Before using preheat oven let it sit in oven until your mix is ready. Cuts down on time and gives a nice crisp to edges. But not burnt. (Remember to use gloves to pick up hot pan)

When done using take out all cornbread put pan on stove with water in side let it heat up and this will help you in cleaning the smaller areas of the pan without having to scrub very hard. (do this sooner then later so food does not harden)

Don't use soap on pan a good wash with water and a great scrubbing is all you need. this will allow your pan to have a wonderful seasoning that can make your pan last years. If you do use soap re season your pan as suggested at the beginning of this review.

I have many lodge logic pans they are all wonderful and fantastic as camping tools.




Customer Review: Best cornbread ever!
Summary: 5 Stars

I've had this pan for about 2 months. I bought it in my quest to make the "best ever" cornbread. It took me a few batches to figure out what works best, and what recipe works well- but I did it! Yesterday I made 2 batches of fantastic cornbread wedges! :) And, with the 2nd batch, not a single crumb stuck to the pan- so I could put it away without having to do any work cleaning it!
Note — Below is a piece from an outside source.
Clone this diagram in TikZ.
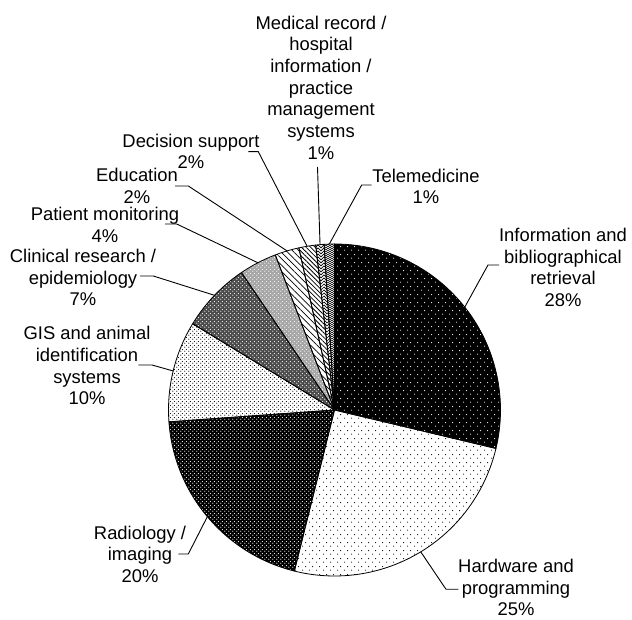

The cornbread came out tender on the inside, lightly browned all over, and such a light, crisp crust. Mmmm!

My tips: (granted I'm a cast iron novice, but this is what worked for me)
-I lightly coat the wedges with shortening (I put my hand inside a ziploc bag and spread it that way)
-Put it in a cold oven, turn on to 450º
-Make the batter (Cook's Illustrated Southern Cornbread recipe is PERFECT, and fits this pan exactly)
-Carefully take pan out of the oven, put a tiny bit of butter in each wedge (I dropped a small piece in, and it melted immediately)
-Fill each wedge with 1/4 cup batter (I used 2 scoops with a medium cookie scoop)
-Bake 21 minutes or until lightly browned
-Remove from pan & set on a wire rack until eating

I can't wait to make this again!

Customer Review: Get a Wedgie
Summary: 4 Stars

I received this as a gift since I really enjoy cooking with cast iron and love cornbread which I usually make in a cast iron skillet. This is basically a one-use pan, although I guess it could be used for muffins, scones, etc. Like some other reviews, I was not especially thrilled that it holds less than a "standard" recipe. Still haven't developed one that fits the 8 wedges perfectly. If you are into prepackaged mixes like Jiffy, it will fill 5 or 6 of the wedges. Some reviewers have mentioned the cornbread sticking and the hassle of cleanup. I preheat the pan with some butter or Crisco in one wedge, which I brush liberally in all other wedges and edges before putting in the batter. There is always a little sticking, but if you do that and allow it to cool a couple minutes out of the oven, the sticking and cleanup are minimized. One real plus to this wedge pan as compared to making cornbread a skillet or casserole dish is the nice crusty edges on each wedge. While this wouldn't be my highest priority in cast iron cookware, it is a nice and modestly priced specialty addition.